Jiménez’s subsequent incorporation of Baroque bravura with contemporary subject matter made him no stranger to controversy. Passionate objections have been voiced to almost every one of his monumental sculptures. His first public commission, Vaquero (1980), depicting the iconic cowboy as Hispanic, had to be removed from its original location in a park next to Houston’s City Hall to a Hispanic neighborhood, but a cast was recently installed on the front steps of the Smithsonian American Art Museum in Washington, DC, as emblematic of the American experience. A similar controversy raged around his Southwest Pieta (1983), removed from a park in Albuquerque but subsequently designated a national treasure by President Bill Clinton. Border Crossing, too, has its detractors. Critics who decried the central location of an example on the campus of the University of Texas, San Antonio, succeeded last year in having it replaced by a statue of the university mascot, Rowdy the Roadrunner.

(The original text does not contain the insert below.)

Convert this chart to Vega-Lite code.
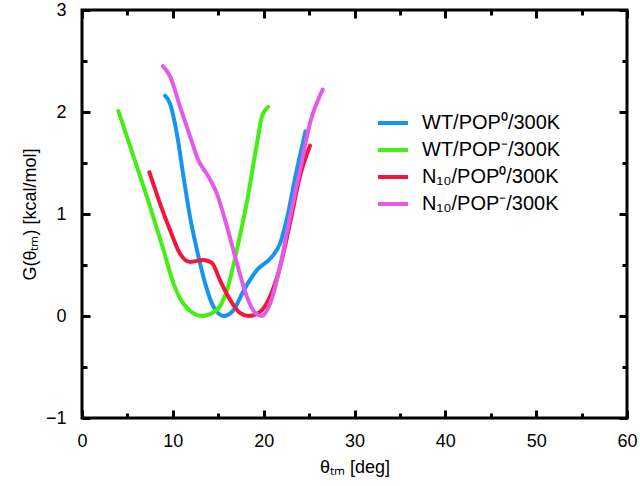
{
  "$schema": "https://vega.github.io/schema/vega-lite/v6.json",
  "width": 545,
  "height": 408,
  "autosize": "none",
  "padding": {"left": 82, "top": 10, "right": 13, "bottom": 68},
  "background": "white",
  "config": {
    "view": {"stroke": "black", "strokeWidth": 3},
    "font": "Liberation Sans",
    "axis": {"grid": false, "domain": false, "ticks": true, "zindex": 1, "tickColor": "black", "tickWidth": 3, "labelColor": "black", "titleColor": "black", "labelFontSize": 18, "titleFontSize": 18, "titleFontWeight": "normal", "labelFont": "Liberation Sans", "titleFont": "Liberation Sans"}
  },
  "data": {"values": [
    {"s": "WT/POP⁰/300K", "x": 9.15, "y": 2.16},
    {"s": "WT/POP⁰/300K", "x": 9.7, "y": 2.08},
    {"s": "WT/POP⁰/300K", "x": 10.44, "y": 1.79},
    {"s": "WT/POP⁰/300K", "x": 11.17, "y": 1.37},
    {"s": "WT/POP⁰/300K", "x": 11.9, "y": 0.97},
    {"s": "WT/POP⁰/300K", "x": 12.65, "y": 0.65},
    {"s": "WT/POP⁰/300K", "x": 13.56, "y": 0.32},
    {"s": "WT/POP⁰/300K", "x": 14.48, "y": 0.09},
    {"s": "WT/POP⁰/300K", "x": 15.6, "y": 0.0},
    {"s": "WT/POP⁰/300K", "x": 16.7, "y": 0.06},
    {"s": "WT/POP⁰/300K", "x": 17.8, "y": 0.25},
    {"s": "WT/POP⁰/300K", "x": 19.26, "y": 0.45},
    {"s": "WT/POP⁰/300K", "x": 20.9, "y": 0.58},
    {"s": "WT/POP⁰/300K", "x": 21.8, "y": 0.71},
    {"s": "WT/POP⁰/300K", "x": 22.6, "y": 0.97},
    {"s": "WT/POP⁰/300K", "x": 23.5, "y": 1.37},
    {"s": "WT/POP⁰/300K", "x": 24.6, "y": 1.81},
    {"s": "WT/POP⁻/300K", "x": 4.0, "y": 2.01},
    {"s": "WT/POP⁻/300K", "x": 6.4, "y": 1.37},
    {"s": "WT/POP⁻/300K", "x": 7.5, "y": 1.07},
    {"s": "WT/POP⁻/300K", "x": 8.96, "y": 0.65},
    {"s": "WT/POP⁻/300K", "x": 10.07, "y": 0.32},
    {"s": "WT/POP⁻/300K", "x": 11.17, "y": 0.12},
    {"s": "WT/POP⁻/300K", "x": 13.2, "y": 0.0},
    {"s": "WT/POP⁻/300K", "x": 14.85, "y": 0.06},
    {"s": "WT/POP⁻/300K", "x": 15.95, "y": 0.25},
    {"s": "WT/POP⁻/300K", "x": 17.05, "y": 0.65},
    {"s": "WT/POP⁻/300K", "x": 18.2, "y": 1.14},
    {"s": "WT/POP⁻/300K", "x": 19.26, "y": 1.69},
    {"s": "WT/POP⁻/300K", "x": 19.8, "y": 1.95},
    {"s": "WT/POP⁻/300K", "x": 20.5, "y": 2.05},
    {"s": "N₁₀/POP⁰/300K", "x": 7.42, "y": 1.41},
    {"s": "N₁₀/POP⁰/300K", "x": 8.6, "y": 1.1},
    {"s": "N₁₀/POP⁰/300K", "x": 9.7, "y": 0.84},
    {"s": "N₁₀/POP⁰/300K", "x": 10.8, "y": 0.61},
    {"s": "N₁₀/POP⁰/300K", "x": 11.9, "y": 0.53},
    {"s": "N₁₀/POP⁰/300K", "x": 13.37, "y": 0.55},
    {"s": "N₁₀/POP⁰/300K", "x": 14.3, "y": 0.52},
    {"s": "N₁₀/POP⁰/300K", "x": 15.2, "y": 0.35},
    {"s": "N₁₀/POP⁰/300K", "x": 16.3, "y": 0.16},
    {"s": "N₁₀/POP⁰/300K", "x": 17.4, "y": 0.03},
    {"s": "N₁₀/POP⁰/300K", "x": 18.3, "y": 0.0},
    {"s": "N₁₀/POP⁰/300K", "x": 19.6, "y": 0.04},
    {"s": "N₁₀/POP⁰/300K", "x": 20.7, "y": 0.19},
    {"s": "N₁₀/POP⁰/300K", "x": 21.8, "y": 0.48},
    {"s": "N₁₀/POP⁰/300K", "x": 22.9, "y": 0.91},
    {"s": "N₁₀/POP⁰/300K", "x": 24.0, "y": 1.37},
    {"s": "N₁₀/POP⁰/300K", "x": 25.1, "y": 1.67},
    {"s": "N₁₀/POP⁻/300K", "x": 8.9, "y": 2.45},
    {"s": "N₁₀/POP⁻/300K", "x": 9.7, "y": 2.35},
    {"s": "N₁₀/POP⁻/300K", "x": 10.8, "y": 2.05},
    {"s": "N₁₀/POP⁻/300K", "x": 11.9, "y": 1.76},
    {"s": "N₁₀/POP⁻/300K", "x": 12.8, "y": 1.53},
    {"s": "N₁₀/POP⁻/300K", "x": 13.9, "y": 1.37},
    {"s": "N₁₀/POP⁻/300K", "x": 14.85, "y": 1.2},
    {"s": "N₁₀/POP⁻/300K", "x": 15.95, "y": 0.88},
    {"s": "N₁₀/POP⁻/300K", "x": 17.05, "y": 0.52},
    {"s": "N₁₀/POP⁻/300K", "x": 18.15, "y": 0.19},
    {"s": "N₁₀/POP⁻/300K", "x": 19.07, "y": 0.03},
    {"s": "N₁₀/POP⁻/300K", "x": 19.8, "y": 0.0},
    {"s": "N₁₀/POP⁻/300K", "x": 20.7, "y": 0.12},
    {"s": "N₁₀/POP⁻/300K", "x": 21.8, "y": 0.48},
    {"s": "N₁₀/POP⁻/300K", "x": 22.9, "y": 0.97},
    {"s": "N₁₀/POP⁻/300K", "x": 24.0, "y": 1.43},
    {"s": "N₁₀/POP⁻/300K", "x": 25.1, "y": 1.89},
    {"s": "N₁₀/POP⁻/300K", "x": 26.5, "y": 2.22}
  ]},
  "layer": [
    {
      "mark": {"type": "line", "interpolate": "monotone", "strokeWidth": 4, "strokeCap": "round", "clip": true},
      "encoding": {
        "x": {"field": "x", "type": "quantitative", "scale": {"domain": [0, 60], "nice": false, "zero": false},
          "axis": {"orient": "bottom", "title": "θₜₘ [deg]", "values": [0, 10, 20, 30, 40, 50, 60], "format": "d",
            "tickSize": -8, "labelPadding": 22, "titlePadding": 8, "labelFlush": false}},
        "y": {"field": "y", "type": "quantitative", "scale": {"domain": [-1, 3], "nice": false, "zero": false},
          "axis": {"orient": "left", "title": "G(θₜₘ) [kcal/mol]", "values": [-1, 0, 1, 2, 3], "format": "d",
            "tickSize": -8, "labelPadding": 24, "titlePadding": 6, "labelFlush": false}},
        "color": {"field": "s", "type": "nominal",
          "scale": {"domain": ["WT/POP⁰/300K", "WT/POP⁻/300K", "N₁₀/POP⁰/300K", "N₁₀/POP⁻/300K"], "range": ["#1496ee", "#44f014", "#f5143c", "#e45ae8"]},
          "legend": {"title": null, "orient": "none", "legendX": 294, "legendY": 96, "symbolType": "stroke", "symbolStrokeWidth": 4, "symbolSize": 900, "labelFontSize": 20, "labelColor": "black", "rowPadding": 0, "labelOffset": 12, "labelFont": "Liberation Sans"}}
      }
    },
    {
      "mark": {"type": "point", "opacity": 0},
      "encoding": {
        "x": {"field": "x", "type": "quantitative",
          "axis": {"orient": "top", "title": null, "labels": false, "values": [0, 10, 20, 30, 40, 50, 60], "tickSize": -8}},
        "y": {"field": "y", "type": "quantitative",
          "axis": {"orient": "right", "title": null, "labels": false, "values": [-1, 0, 1, 2, 3], "tickSize": -8}}
      }
    },
    {
      "mark": {"type": "point", "opacity": 0},
      "encoding": {
        "x": {"field": "x", "type": "quantitative",
          "axis": {"orient": "bottom", "title": null, "labels": false, "values": [5, 15, 25, 35, 45, 55], "tickSize": -5}},
        "y": {"field": "y", "type": "quantitative",
          "axis": {"orient": "left", "title": null, "labels": false, "values": [-0.5, 0.5, 1.5, 2.5], "tickSize": -5}}
      }
    },
    {
      "mark": {"type": "point", "opacity": 0},
      "encoding": {
        "x": {"field": "x", "type": "quantitative",
          "axis": {"orient": "top", "title": null, "labels": false, "values": [5, 15, 25, 35, 45, 55], "tickSize": -5}},
        "y": {"field": "y", "type": "quantitative",
          "axis": {"orient": "right", "title": null, "labels": false, "values": [-0.5, 0.5, 1.5, 2.5], "tickSize": -5}}
      }
    }
  ],
  "resolve": {"axis": {"x": "independent", "y": "independent"}}
}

Jiménez described the genesis of Border Crossing, a composition he addressed in numerous graphics, smaller sculptural models, and five casts of monumental scale: “I had wanted to make a piece that was dealing with the issue of the illegal alien. People talked about the aliens as if they landed from outer space, as if they weren’t really people. I wanted to put a face on them. I wanted to humanize them. . . . I went back to my experience in El Paso where this is a common sight. The men carry the women across the river.” A year after the monumental sculpture edition he went a step further. In a large work done with oil stick on canvas in the collection of the New Mexico Museum of Art, he added halos to the figures, underscoring the association with the traditional religious imagery of the Holy Family’s flight into Egypt.
Secluded now in the museum’s West Sculpture Garden, the powerful sculpture can be visited through a discreet back door of the St. Francis Auditorium. But it is also visible from outside the museum premises: those waiting at the city bus terminal can see the mother’s head looming above the enclosure of the Sculpture Garden, and passersby on Palace Avenue can look through the ironwork of the opening in the wall to see Jiménez’s immigrant family, who seem to be detained behind the bars. “I try to connect with the myth,” Jiménez once said. One can hope that even if future generations regard Border Crossing as an image from a mythic past, they will recognize the truth in its colors.
Penelope Hunter-Stiebel was a curator at the Metropolitan Museum of Art and the Portland Art Museum, Oregon, before settling in Santa Fe.